AGENT'S COMMISSION:         .625% (equal to $375,000.00)

NET PROCEEDS 
TO THE COMPANY:             $59,369,400.00


                      PLAN OF DISTRIBUTION

     The Company is selling the Offered Notes to Morgan Stanley &
Co. Incorporated, Merrill Lynch & Co., Merrill Lynch, Pierce, Fenner 
& Smith Incorporated and NationsBanc Capital Markets, Inc., as
principals (the "Agents"), at a discount for resale to one or
more investors at the Issue Price shown above.  Each of the
Agents may be deemed an "underwriter" within the meaning of the
Securities Act in respect of such resales.

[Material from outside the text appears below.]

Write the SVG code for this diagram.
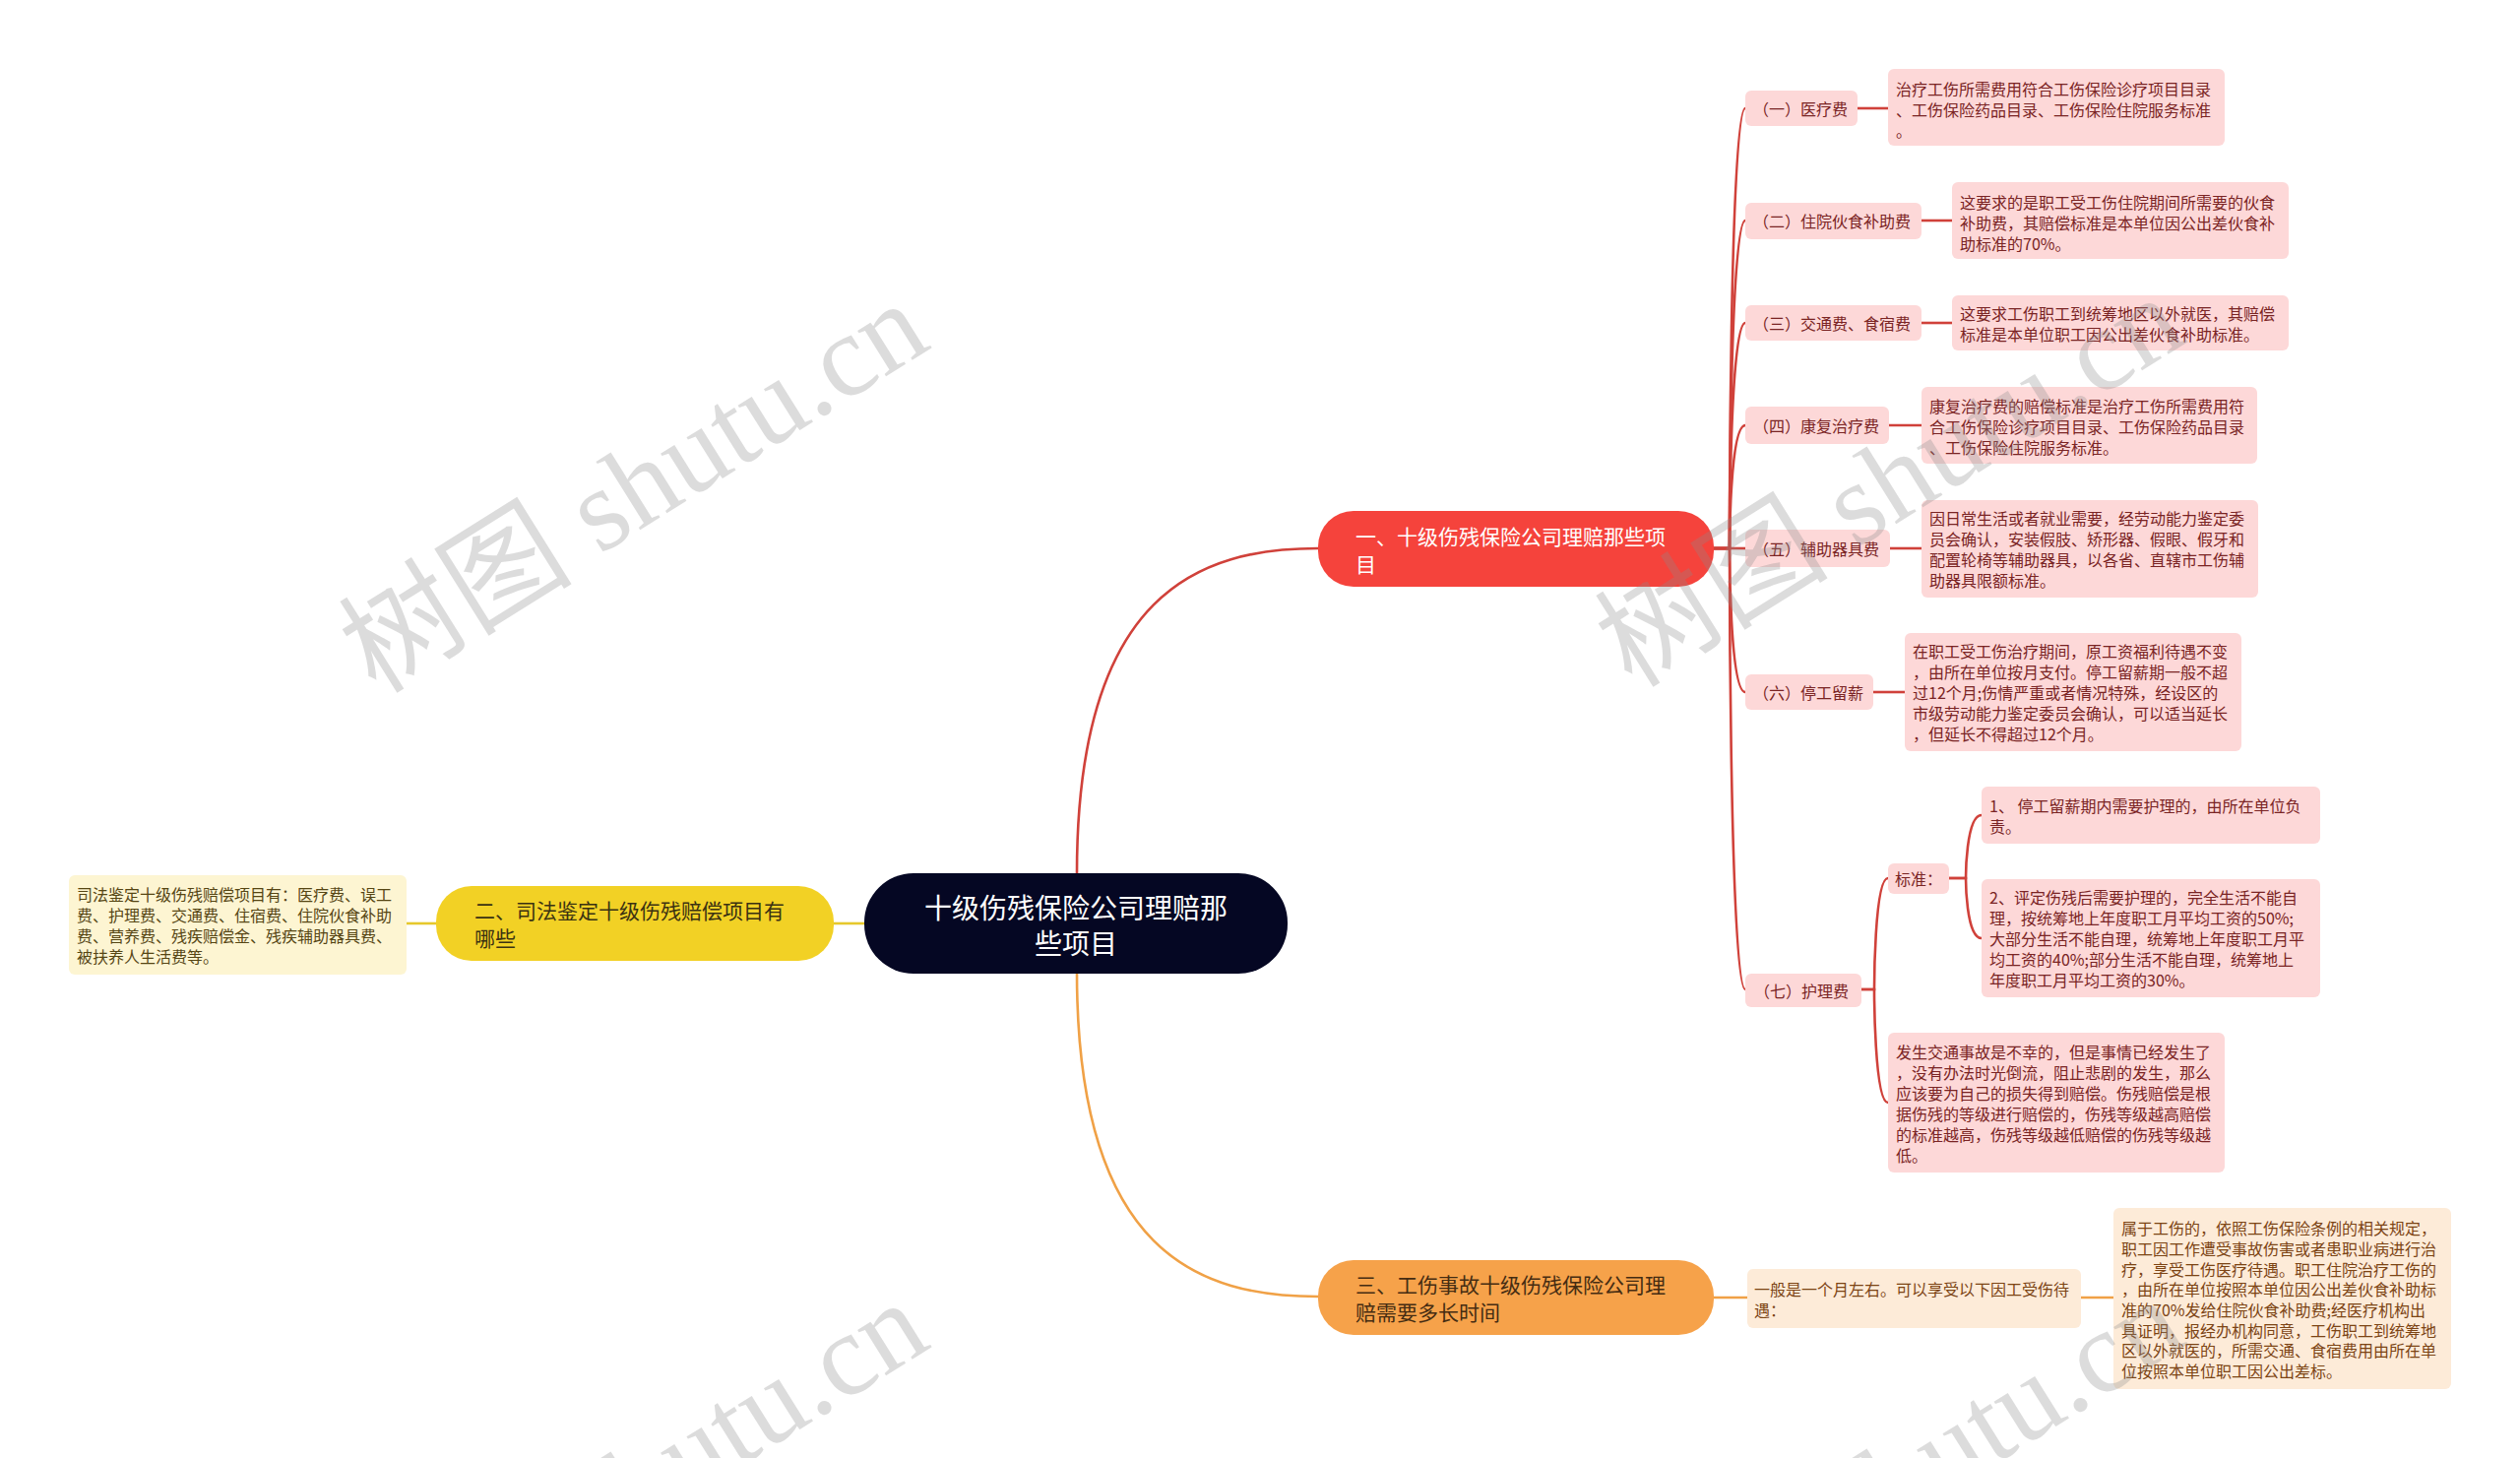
<svg xmlns="http://www.w3.org/2000/svg" width="2560" height="1481" viewBox="0 0 2560 1481">
<style>
text{font-family:"Noto Sans CJK SC","Noto Sans",sans-serif;dominant-baseline:central}
.pk{fill:#fdd8d8}
.pt{fill:#7a2424;font-size:16px}
.yb{fill:#fdf5d2}
.yt{fill:#564614;font-size:16px}
.ob{fill:#fdebd8}
.ot{fill:#7c4414;font-size:16px}
.cr{fill:none;stroke:#d0413a;stroke-width:2.6}
.co{fill:none;stroke:#f0a146;stroke-width:2.6}
.cy{fill:none;stroke:#e6c82c;stroke-width:2.6}
.wm{font-family:"Liberation Serif","Noto Sans CJK SC",serif;font-size:119px;fill:#8a8a8a;fill-opacity:0.3;dominant-baseline:auto}
</style>
<rect width="2560" height="1481" fill="#ffffff"/>
<g id="connectors">
<path class="cr" d="M1094,887 C1094,600 1220,557 1339,557"/>
<path class="co" d="M1094,988 C1094,1275 1220,1317 1339,1317"/>
<path class="cy" d="M878,938 H846"/>
<path class="cy" d="M443,938 H413"/>
<path class="cr" d="M1741,557 H1757 C1757,557 1757,110 1773,110"/>
<path class="cr" d="M1741,557 H1757 C1757,557 1757,224 1773,224"/>
<path class="cr" d="M1741,557 H1757 C1757,557 1757,328 1773,328"/>
<path class="cr" d="M1741,557 H1757 C1757,557 1757,432 1773,432"/>
<path class="cr" d="M1741,557 H1773"/>
<path class="cr" d="M1741,557 H1757 C1757,557 1757,703 1773,703"/>
<path class="cr" d="M1741,557 H1757 C1757,557 1757,1005 1773,1005"/>
<path class="cr" d="M1887,110 H1918"/>
<path class="cr" d="M1952,224 H1983"/>
<path class="cr" d="M1952,328 H1983"/>
<path class="cr" d="M1919,432 H1952"/>
<path class="cr" d="M1920,557 H1952"/>
<path class="cr" d="M1903,703 H1935"/>
<path class="cr" d="M1891,1005 H1904 C1904,1005 1904,892 1918,892"/>
<path class="cr" d="M1891,1005 H1904 C1904,1005 1904,1120 1918,1120"/>
<path class="cr" d="M1980,892 H1997 C1997,892 1997,828 2013,828"/>
<path class="cr" d="M1980,892 H1997 C1997,892 1997,953 2013,953"/>
<path class="co" d="M1740,1318 H1775"/>
<path class="co" d="M2114,1318 H2147"/>
</g>
<g id="root">
<rect x="878" y="887" width="430" height="102" rx="50" fill="#050723"/>
<text x="1093" y="921" text-anchor="middle" fill="#ffffff" style="font-size:28px">十级伤残保险公司理赔那</text>
<text x="1093" y="957" text-anchor="middle" fill="#ffffff" style="font-size:28px">些项目</text>
</g>
<g id="n1">
<rect x="1339" y="519" width="402" height="77" rx="36" fill="#f5433c"/>
<text x="1377" y="544" fill="#ffffff" style="font-size:21px">一、十级伤残保险公司理赔那些项</text>
<text x="1377" y="572" fill="#ffffff" style="font-size:21px">目</text>
</g>
<g id="n2">
<rect x="443" y="900" width="404" height="76" rx="36" fill="#f2d125"/>
<text x="482" y="924" fill="#3b3212" style="font-size:21px">二、司法鉴定十级伤残赔偿项目有</text>
<text x="482" y="952" fill="#3b3212" style="font-size:21px">哪些</text>
</g>
<g id="n3">
<rect x="1339" y="1280" width="402" height="76" rx="36" fill="#f6a24a"/>
<text x="1377" y="1304" fill="#452c12" style="font-size:21px">三、工伤事故十级伤残保险公司理</text>
<text x="1377" y="1332" fill="#452c12" style="font-size:21px">赔需要多长时间</text>
</g>
<g id="n2-detail">
<rect class="yb" x="70" y="889" width="343" height="101" rx="6"/>
<text class="yt" x="78" y="908">司法鉴定十级伤残赔偿项目有：医疗费、误工</text>
<text class="yt" x="78" y="929">费、护理费、交通费、住宿费、住院伙食补助</text>
<text class="yt" x="78" y="950">费、营养费、残疾赔偿金、残疾辅助器具费、</text>
<text class="yt" x="78" y="971">被扶养人生活费等。</text>
</g>
<g id="c1">
<rect class="pk" x="1773" y="92" width="114" height="36" rx="6"/>
<text class="pt" x="1781" y="110">（一）医疗费</text>
</g>
<g id="c1-detail">
<rect class="pk" x="1918" y="70" width="342" height="78" rx="6"/>
<text class="pt" x="1926" y="90">治疗工伤所需费用符合工伤保险诊疗项目目录</text>
<text class="pt" x="1926" y="111">、工伤保险药品目录、工伤保险住院服务标准</text>
<text class="pt" x="1926" y="132">。</text>
</g>
<g id="c2">
<rect class="pk" x="1773" y="206" width="179" height="37" rx="6"/>
<text class="pt" x="1781" y="224">（二）住院伙食补助费</text>
</g>
<g id="c2-detail">
<rect class="pk" x="1983" y="185" width="342" height="78" rx="6"/>
<text class="pt" x="1991" y="205">这要求的是职工受工伤住院期间所需要的伙食</text>
<text class="pt" x="1991" y="226">补助费，其赔偿标准是本单位因公出差伙食补</text>
<text class="pt" x="1991" y="247">助标准的70%。</text>
</g>
<g id="c3">
<rect class="pk" x="1773" y="310" width="179" height="36" rx="6"/>
<text class="pt" x="1781" y="328">（三）交通费、食宿费</text>
</g>
<g id="c3-detail">
<rect class="pk" x="1983" y="300" width="342" height="56" rx="6"/>
<text class="pt" x="1991" y="318">这要求工伤职工到统筹地区以外就医，其赔偿</text>
<text class="pt" x="1991" y="339">标准是本单位职工因公出差伙食补助标准。</text>
</g>
<g id="c4">
<rect class="pk" x="1773" y="413" width="146" height="38" rx="6"/>
<text class="pt" x="1781" y="432">（四）康复治疗费</text>
</g>
<g id="c4-detail">
<rect class="pk" x="1952" y="393" width="341" height="78" rx="6"/>
<text class="pt" x="1960" y="412">康复治疗费的赔偿标准是治疗工伤所需费用符</text>
<text class="pt" x="1960" y="433">合工伤保险诊疗项目目录、工伤保险药品目录</text>
<text class="pt" x="1960" y="454">、工伤保险住院服务标准。</text>
</g>
<g id="c5">
<rect class="pk" x="1773" y="538" width="147" height="38" rx="6"/>
<text class="pt" x="1781" y="557">（五）辅助器具费</text>
</g>
<g id="c5-detail">
<rect class="pk" x="1952" y="508" width="342" height="99" rx="6"/>
<text class="pt" x="1960" y="526">因日常生活或者就业需要，经劳动能力鉴定委</text>
<text class="pt" x="1960" y="547">员会确认，安装假肢、矫形器、假眼、假牙和</text>
<text class="pt" x="1960" y="568">配置轮椅等辅助器具，以各省、直辖市工伤辅</text>
<text class="pt" x="1960" y="589">助器具限额标准。</text>
</g>
<g id="c6">
<rect class="pk" x="1773" y="685" width="130" height="36" rx="6"/>
<text class="pt" x="1781" y="703">（六）停工留薪</text>
</g>
<g id="c6-detail">
<rect class="pk" x="1935" y="643" width="342" height="120" rx="6"/>
<text class="pt" x="1943" y="661">在职工受工伤治疗期间，原工资福利待遇不变</text>
<text class="pt" x="1943" y="682">，由所在单位按月支付。停工留薪期一般不超</text>
<text class="pt" x="1943" y="703">过12个月;伤情严重或者情况特殊，经设区的</text>
<text class="pt" x="1943" y="724">市级劳动能力鉴定委员会确认，可以适当延长</text>
<text class="pt" x="1943" y="745">，但延长不得超过12个月。</text>
</g>
<g id="c7">
<rect class="pk" x="1773" y="989" width="118" height="34" rx="6"/>
<text class="pt" x="1782" y="1006">（七）护理费</text>
</g>
<g id="c7-standard">
<rect class="pk" x="1918" y="877" width="62" height="31" rx="6"/>
<text class="pt" x="1925" y="892">标准：</text>
</g>
<g id="c7-standard-1">
<rect class="pk" x="2013" y="799" width="344" height="58" rx="6"/>
<text class="pt" x="2021" y="818">1、 停工留薪期内需要护理的，由所在单位负</text>
<text class="pt" x="2021" y="839">责。</text>
</g>
<g id="c7-standard-2">
<rect class="pk" x="2013" y="893" width="344" height="120" rx="6"/>
<text class="pt" x="2021" y="911">2、评定伤残后需要护理的，完全生活不能自</text>
<text class="pt" x="2021" y="932">理，按统筹地上年度职工月平均工资的50%;</text>
<text class="pt" x="2021" y="953">大部分生活不能自理，统筹地上年度职工月平</text>
<text class="pt" x="2021" y="974">均工资的40%;部分生活不能自理，统筹地上</text>
<text class="pt" x="2021" y="995">年度职工月平均工资的30%。</text>
</g>
<g id="c7-detail">
<rect class="pk" x="1918" y="1049" width="342" height="142" rx="6"/>
<text class="pt" x="1926" y="1068">发生交通事故是不幸的，但是事情已经发生了</text>
<text class="pt" x="1926" y="1089">，没有办法时光倒流，阻止悲剧的发生，那么</text>
<text class="pt" x="1926" y="1110">应该要为自己的损失得到赔偿。伤残赔偿是根</text>
<text class="pt" x="1926" y="1131">据伤残的等级进行赔偿的，伤残等级越高赔偿</text>
<text class="pt" x="1926" y="1152">的标准越高，伤残等级越低赔偿的伤残等级越</text>
<text class="pt" x="1926" y="1173">低。</text>
</g>
<g id="n3-a">
<rect class="ob" x="1775" y="1289" width="339" height="60" rx="6"/>
<text class="ot" x="1782" y="1309">一般是一个月左右。可以享受以下因工受伤待</text>
<text class="ot" x="1782" y="1330">遇：</text>
</g>
<g id="n3-b">
<rect class="ob" x="2147" y="1227" width="343" height="184" rx="6"/>
<text class="ot" x="2155" y="1247">属于工伤的，依照工伤保险条例的相关规定，</text>
<text class="ot" x="2155" y="1268">职工因工作遭受事故伤害或者患职业病进行治</text>
<text class="ot" x="2155" y="1289">疗，享受工伤医疗待遇。职工住院治疗工伤的</text>
<text class="ot" x="2155" y="1309">，由所在单位按照本单位因公出差伙食补助标</text>
<text class="ot" x="2155" y="1330">准的70%发给住院伙食补助费;经医疗机构出</text>
<text class="ot" x="2155" y="1351">具证明，报经办机构同意，工伤职工到统筹地</text>
<text class="ot" x="2155" y="1371">区以外就医的，所需交通、食宿费用由所在单</text>
<text class="ot" x="2155" y="1392">位按照本单位职工因公出差标。</text>
</g>
<g id="watermark">
<text class="wm" transform="translate(382,706) rotate(-32)">树图 shutu.cn</text>
<text class="wm" transform="translate(1658,700) rotate(-32)">树图 shutu.cn</text>
<text class="wm" transform="translate(382,1721) rotate(-32)">树图 shutu.cn</text>
<text class="wm" transform="translate(1658,1718) rotate(-32)">树图 shutu.cn</text>
</g>
</svg>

     The Company is obligated to sell, and the Agents are
obligated to purchase, all of the Offered Notes if any are
purchased.

     The Company has agreed to indemnify the Agents against and
contribute toward certain liabilities, including liabilities
under the Securities Act.

     The Offered Notes are a new issue of securities with no
established trading market.  The Company has been advised that
the Agents may make a market in the Offered Notes, but are not
obligated to do so and may discontinue any market making at any
time without notice.  No assurance can be given that there will
be a secondary market for the Offered Notes.

     The Agents may engage in transactions with and perform
services for the Company in the ordinary course of business.